Das entscheidende Stichwort hinsichtlich der langfristigen Steuerplanung ist die Erbersatzsteuer. Durch diese werden die monetären Anforderungen an die Übertragung auf die nächste Generation in einer Stiftung planbar. Die Erbersatzsteuer wird alle 30 Jahre fällig, bei der Festsetzung greifen die steuerlichen Freibeträge für zwei anzunehmende Kinder, also jeweils 400.000 Euro. Zudem gelten die aktuell diskutieren Begünstigungen für Betriebsvermögen und unternehmerische Beteiligungen auch in diesem Kontext. Steuerschuldner ist die Familienstiftung. Dabei können Stiftungen den Zahlungsmodus frei wählen. Entweder sie zahlen den fälligen Betrag auf einmal, oder aber sie teilen ihn auf 30 gleiche Jahresbeiträge auf; dann ist der Steuerbetrag mit 5,5 Prozent per anno zu verzinsen. Wer die Erbersatzsteuer völlig ausschließen möchte, kann auch mit guten Gründen über eine Auslandstiftung nachdenken. In der langfristigen Betrachtung können die Effekte für den Vermögensbestand erheblich sein.

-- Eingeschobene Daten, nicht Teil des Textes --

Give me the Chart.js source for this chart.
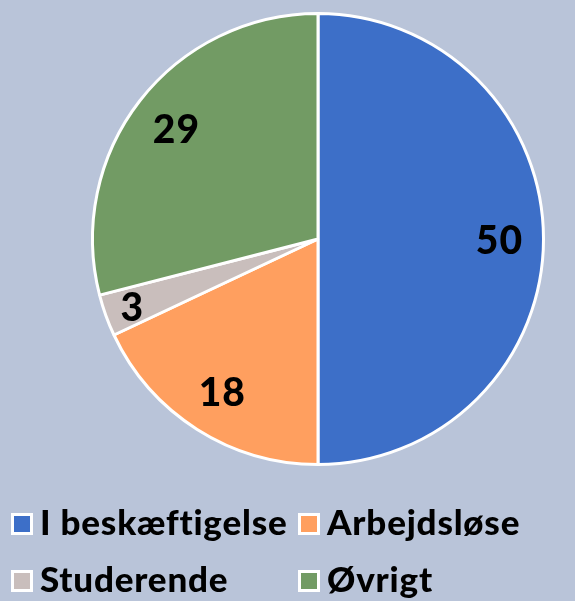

Was ist dabei das Wesentliche? Im Unterschied zum Damokles-Schwert „Erbfall im Privatvermögen“ ist die Erbersatzsteuer zeitlich und betriebswirtschaftlich planbar. Insbesondere bei Sachwerten, zum Beispiel Immobilien, kann der sofortige Liquiditätsentzug im Erbfall die Vermögenssubstanz erheblich gefährden und im schlimmsten Fall zu einer Veräußerung der Ertragsquellen zwingen. Die Erbersatzsteuer wandelt dieses Risiko in eine planbare Größe um. Wirtschaftlich handelt es sich um eine künftige Steuerbelastung, die im Regelfall aus den laufenden Erträgen finanziert werden kann. Alternativ werden vorausschauend Rückstellungen gebildet. Zudem lässt sich die gesamte Klaviatur der Vermögensumschichtung innerhalb der Stiftung nutzen.